<<<<

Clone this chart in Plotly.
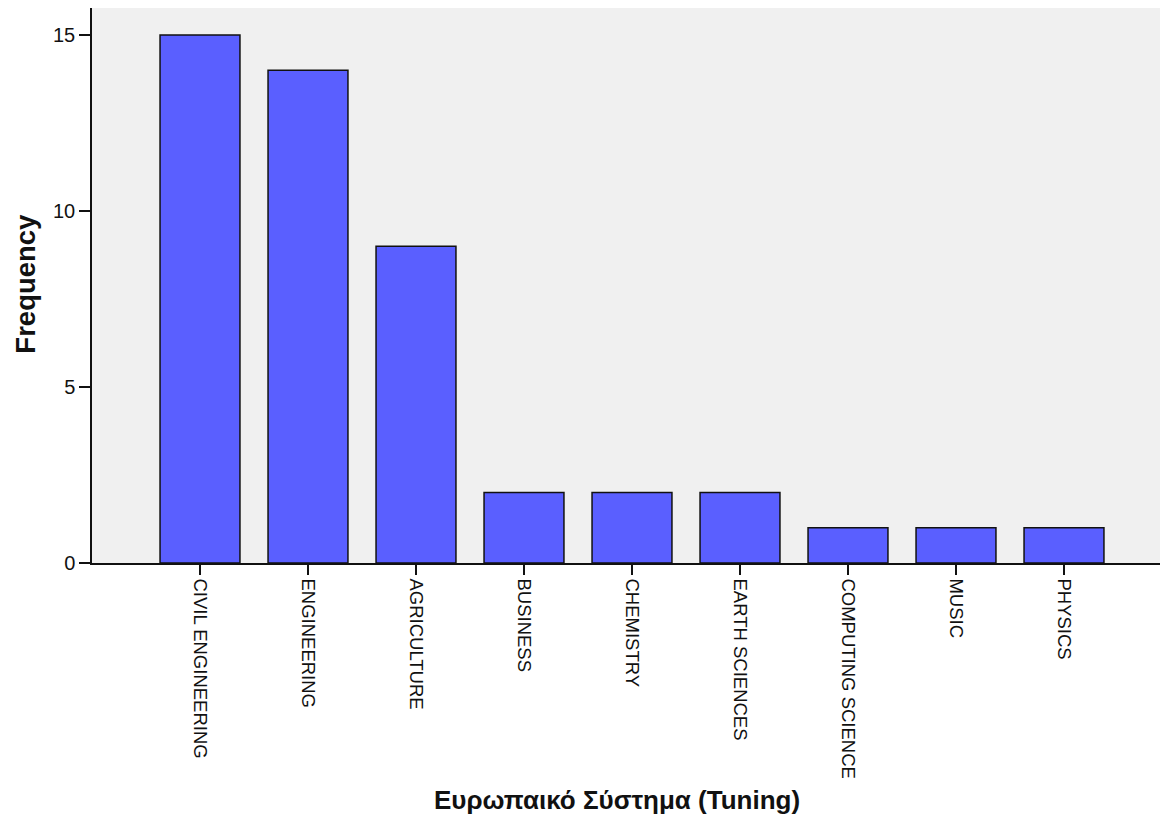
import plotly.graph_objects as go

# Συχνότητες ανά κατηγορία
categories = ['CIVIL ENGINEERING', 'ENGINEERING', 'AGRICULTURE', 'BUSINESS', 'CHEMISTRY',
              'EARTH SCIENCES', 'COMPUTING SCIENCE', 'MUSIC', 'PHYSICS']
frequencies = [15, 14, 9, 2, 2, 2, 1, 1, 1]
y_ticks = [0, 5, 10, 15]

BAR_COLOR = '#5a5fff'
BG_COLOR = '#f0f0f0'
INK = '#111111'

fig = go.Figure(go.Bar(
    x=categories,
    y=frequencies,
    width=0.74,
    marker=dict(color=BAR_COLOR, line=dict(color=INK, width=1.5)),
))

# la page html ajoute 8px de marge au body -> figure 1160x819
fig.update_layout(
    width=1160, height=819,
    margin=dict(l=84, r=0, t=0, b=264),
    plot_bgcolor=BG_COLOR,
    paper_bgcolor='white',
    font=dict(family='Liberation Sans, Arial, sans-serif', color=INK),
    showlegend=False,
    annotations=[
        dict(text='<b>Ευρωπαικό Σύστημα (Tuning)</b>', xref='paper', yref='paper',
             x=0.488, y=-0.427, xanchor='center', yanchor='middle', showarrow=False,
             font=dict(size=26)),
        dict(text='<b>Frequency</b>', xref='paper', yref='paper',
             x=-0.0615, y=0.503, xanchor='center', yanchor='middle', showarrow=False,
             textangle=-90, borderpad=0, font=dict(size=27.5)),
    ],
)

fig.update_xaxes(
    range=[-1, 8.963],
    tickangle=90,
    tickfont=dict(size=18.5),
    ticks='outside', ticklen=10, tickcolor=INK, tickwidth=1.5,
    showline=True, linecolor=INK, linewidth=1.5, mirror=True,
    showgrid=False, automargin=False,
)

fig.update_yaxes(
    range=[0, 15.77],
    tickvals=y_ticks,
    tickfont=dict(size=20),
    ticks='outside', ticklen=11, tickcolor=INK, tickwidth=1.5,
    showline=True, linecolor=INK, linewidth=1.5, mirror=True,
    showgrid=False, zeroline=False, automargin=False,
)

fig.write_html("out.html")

>>>>

What is needed
Every line above should be returned exactly; the pictures stay out.

Output below
Clone this chart in Plotly.
import plotly.graph_objects as go

# Συχνότητες ανά κατηγορία
categories = ['CIVIL ENGINEERING', 'ENGINEERING', 'AGRICULTURE', 'BUSINESS', 'CHEMISTRY',
              'EARTH SCIENCES', 'COMPUTING SCIENCE', 'MUSIC', 'PHYSICS']
frequencies = [15, 14, 9, 2, 2, 2, 1, 1, 1]
y_ticks = [0, 5, 10, 15]

BAR_COLOR = '#5a5fff'
BG_COLOR = '#f0f0f0'
INK = '#111111'

fig = go.Figure(go.Bar(
    x=categories,
    y=frequencies,
    width=0.74,
    marker=dict(color=BAR_COLOR, line=dict(color=INK, width=1.5)),
))

# la page html ajoute 8px de marge au body -> figure 1160x819
fig.update_layout(
    width=1160, height=819,
    margin=dict(l=84, r=0, t=0, b=264),
    plot_bgcolor=BG_COLOR,
    paper_bgcolor='white',
    font=dict(family='Liberation Sans, Arial, sans-serif', color=INK),
    showlegend=False,
    annotations=[
        dict(text='<b>Ευρωπαικό Σύστημα (Tuning)</b>', xref='paper', yref='paper',
             x=0.488, y=-0.427, xanchor='center', yanchor='middle', showarrow=False,
             font=dict(size=26)),
        dict(text='<b>Frequency</b>', xref='paper', yref='paper',
             x=-0.0615, y=0.503, xanchor='center', yanchor='middle', showarrow=False,
             textangle=-90, borderpad=0, font=dict(size=27.5)),
    ],
)

fig.update_xaxes(
    range=[-1, 8.963],
    tickangle=90,
    tickfont=dict(size=18.5),
    ticks='outside', ticklen=10, tickcolor=INK, tickwidth=1.5,
    showline=True, linecolor=INK, linewidth=1.5, mirror=True,
    showgrid=False, automargin=False,
)

fig.update_yaxes(
    range=[0, 15.77],
    tickvals=y_ticks,
    tickfont=dict(size=20),
    ticks='outside', ticklen=11, tickcolor=INK, tickwidth=1.5,
    showline=True, linecolor=INK, linewidth=1.5, mirror=True,
    showgrid=False, zeroline=False, automargin=False,
)

fig.write_html("out.html")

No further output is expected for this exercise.